PTSD treatment isn’t one-size-fits-all, and the reason why may lie in our neurobiology.
By Sarah Wells
Stress can affect the body in several different ways, from muscle tension to throbbing headaches. Even more, when the stress stems from trauma and is particularly intense and unrelenting, people can develop symptoms that last long after the stressful event is over, including flashbacks, nightmares, anxiety and depression.
Such symptoms may lead to a diagnosis of post-traumatic stress disorder, or PTSD, which affects an estimated 12 million Americans — from war veterans to sexual assault survivors to COVID-19 frontline workers. Yet, despite extensive documentation of PTSD symptoms, the brain chemistry driving them is still poorly understood, says Dr. Jacklynn Fitzgerald, assistant professor of psychology.
Fitzgerald is a behavioral neuroscientist by training and first became interested in the study of PTSD as a graduate student when she worked closely with an adviser who was a psychiatrist treating patients at a Veterans Affairs hospital.

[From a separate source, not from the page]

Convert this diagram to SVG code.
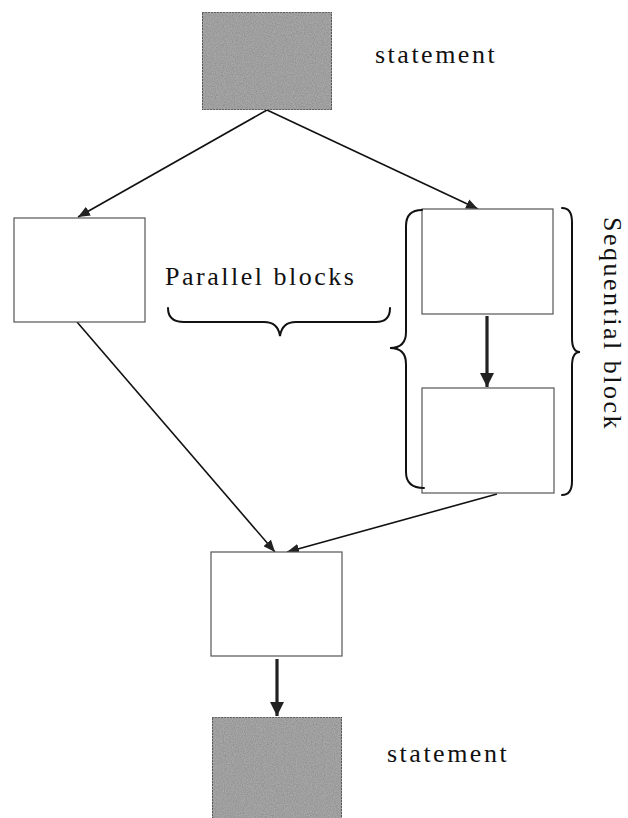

“One question was: What is the neurobiology of these individuals that manifests the symptoms of PTSD?” Fitzgerald says. “We’ve been tackling that question for over a decade now.”
Psychotherapy and cognitive behavioral therapy along with medication are widely used tools to treat PTSD today, but Fitzgerald says that only about 50 to 70 percent of patients see improvement from these treatments. Part of the research that Fitzgerald and colleagues at Marquette’s Translational Affective Neuroscience Lab do is to better understand how someone’s unique neurobiology affects which treatments will be effective.

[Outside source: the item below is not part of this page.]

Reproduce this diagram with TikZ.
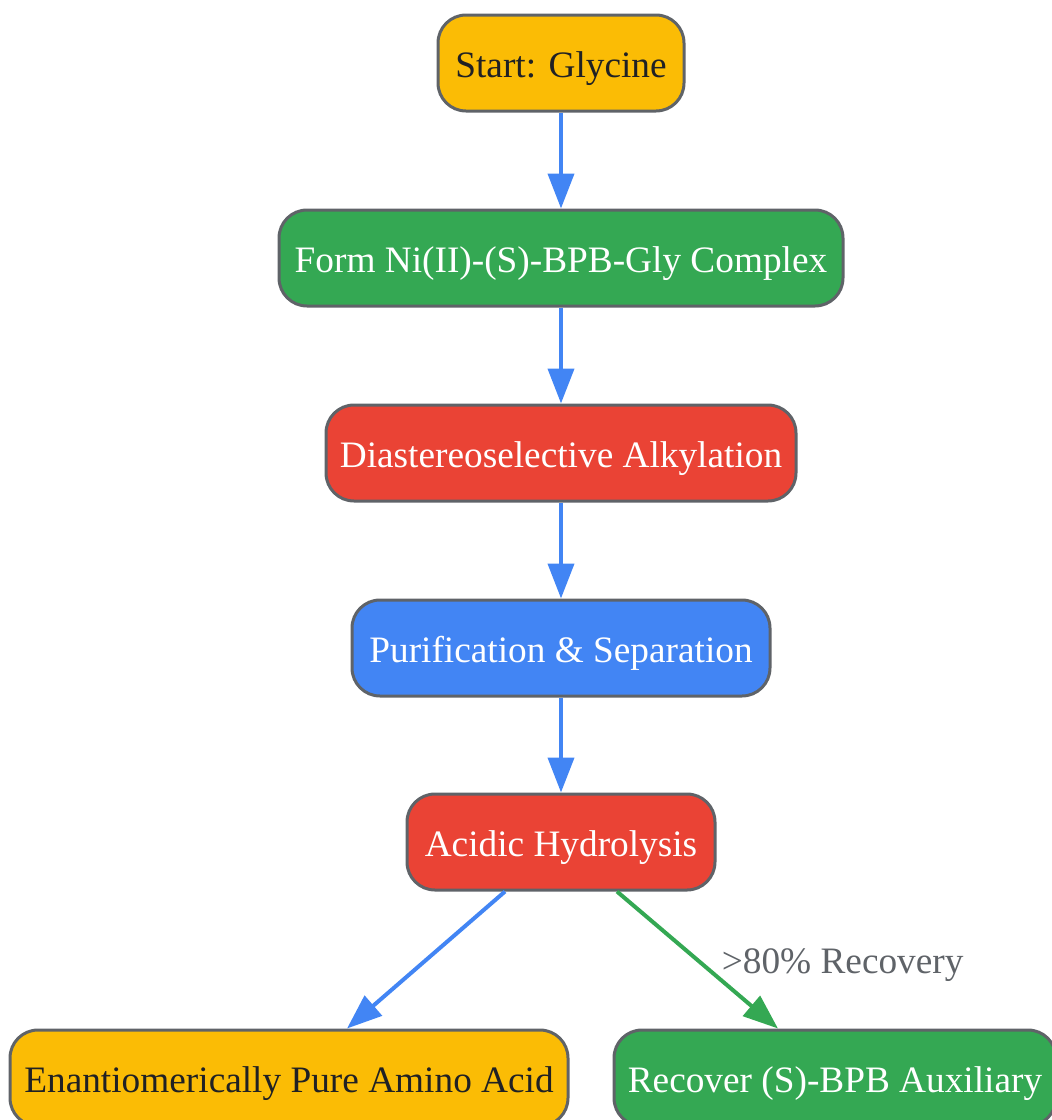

One way Fitzgerald and her research team study the neurobiology of PTSD is by studying stress hormones and stress systems in the body, including the endocannabinoid system, which plays an essential role in the central nervous system.

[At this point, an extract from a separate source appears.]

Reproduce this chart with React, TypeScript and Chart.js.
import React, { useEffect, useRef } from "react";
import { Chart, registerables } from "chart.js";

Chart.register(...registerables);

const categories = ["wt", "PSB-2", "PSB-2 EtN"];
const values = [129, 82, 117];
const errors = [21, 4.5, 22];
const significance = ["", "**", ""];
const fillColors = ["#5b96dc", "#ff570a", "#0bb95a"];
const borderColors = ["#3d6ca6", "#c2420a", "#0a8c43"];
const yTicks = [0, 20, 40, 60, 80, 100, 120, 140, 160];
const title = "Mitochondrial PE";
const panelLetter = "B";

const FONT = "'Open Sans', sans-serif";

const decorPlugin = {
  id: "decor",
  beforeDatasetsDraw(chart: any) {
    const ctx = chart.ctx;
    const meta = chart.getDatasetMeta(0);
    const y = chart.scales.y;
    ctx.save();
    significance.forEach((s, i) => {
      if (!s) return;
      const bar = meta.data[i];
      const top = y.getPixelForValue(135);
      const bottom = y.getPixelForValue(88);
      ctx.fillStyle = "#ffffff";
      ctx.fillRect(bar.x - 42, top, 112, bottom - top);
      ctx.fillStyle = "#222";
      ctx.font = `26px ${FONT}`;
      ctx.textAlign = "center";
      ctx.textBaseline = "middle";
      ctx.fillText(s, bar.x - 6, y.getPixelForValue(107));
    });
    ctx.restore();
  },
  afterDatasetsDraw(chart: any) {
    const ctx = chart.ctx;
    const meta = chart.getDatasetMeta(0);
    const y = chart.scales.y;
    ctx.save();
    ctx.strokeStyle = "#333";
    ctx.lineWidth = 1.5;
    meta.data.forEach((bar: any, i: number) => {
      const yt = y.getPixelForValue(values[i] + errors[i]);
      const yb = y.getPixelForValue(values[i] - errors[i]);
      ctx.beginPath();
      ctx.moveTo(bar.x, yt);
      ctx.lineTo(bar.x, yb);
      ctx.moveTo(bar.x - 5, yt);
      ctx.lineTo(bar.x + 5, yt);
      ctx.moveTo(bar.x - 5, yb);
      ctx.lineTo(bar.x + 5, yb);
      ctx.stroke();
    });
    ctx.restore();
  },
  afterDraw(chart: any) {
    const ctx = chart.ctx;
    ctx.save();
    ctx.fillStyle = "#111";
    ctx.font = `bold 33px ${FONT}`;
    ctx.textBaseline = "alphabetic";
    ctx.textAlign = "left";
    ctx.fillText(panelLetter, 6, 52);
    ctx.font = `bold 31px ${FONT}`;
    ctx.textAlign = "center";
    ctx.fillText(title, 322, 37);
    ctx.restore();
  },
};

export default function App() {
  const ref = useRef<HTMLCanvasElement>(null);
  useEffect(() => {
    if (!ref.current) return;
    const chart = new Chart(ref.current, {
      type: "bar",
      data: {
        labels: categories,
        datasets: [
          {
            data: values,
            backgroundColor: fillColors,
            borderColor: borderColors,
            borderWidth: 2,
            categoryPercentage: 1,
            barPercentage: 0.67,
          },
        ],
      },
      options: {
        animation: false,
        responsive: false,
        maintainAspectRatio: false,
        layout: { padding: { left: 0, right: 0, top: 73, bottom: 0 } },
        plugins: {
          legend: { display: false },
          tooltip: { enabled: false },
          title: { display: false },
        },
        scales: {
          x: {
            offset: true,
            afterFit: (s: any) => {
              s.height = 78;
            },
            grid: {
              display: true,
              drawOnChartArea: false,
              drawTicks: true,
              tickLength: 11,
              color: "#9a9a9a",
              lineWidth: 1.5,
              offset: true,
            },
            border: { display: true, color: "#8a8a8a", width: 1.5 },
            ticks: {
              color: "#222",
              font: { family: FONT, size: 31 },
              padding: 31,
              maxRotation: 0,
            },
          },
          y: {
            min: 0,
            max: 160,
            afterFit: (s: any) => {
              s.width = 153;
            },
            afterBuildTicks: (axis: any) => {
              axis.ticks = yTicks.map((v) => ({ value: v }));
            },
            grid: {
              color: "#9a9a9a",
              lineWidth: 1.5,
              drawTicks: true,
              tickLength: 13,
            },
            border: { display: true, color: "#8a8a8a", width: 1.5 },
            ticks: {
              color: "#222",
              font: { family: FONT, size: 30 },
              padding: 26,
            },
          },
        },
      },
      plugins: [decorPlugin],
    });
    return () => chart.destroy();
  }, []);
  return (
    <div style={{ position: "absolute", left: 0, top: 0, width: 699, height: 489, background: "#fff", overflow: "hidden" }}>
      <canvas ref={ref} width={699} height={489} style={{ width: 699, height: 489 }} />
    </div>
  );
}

“One thing we often find in our research is that individuals who have experienced trauma and go on to develop depression look neurobiologically very different from people who have been exposed to trauma and go on to develop PTSD,” Fitzgerald says. “One of the clearest neurobiological markers that differentiate the two is cortisol stress hormones that we can collect from the blood.”
The lab has also worked with Dr. Rachel Bollaert, clinical assistant professor of exercise science at Marquette, to learn how exercise, like yoga, can alleviate symptoms of PTSD by affecting the endocannabinoid system. Going forward, Fitzgerald hopes that collaborative work like this will give her lab the best opportunity to study both the mechanisms and treatment of PTSD. “I really do see our future branching in a lot of collaborative ways to try to use what we know about the brain in this disorder to help answer these different nuanced questions that people want to ask about PTSD,” she says.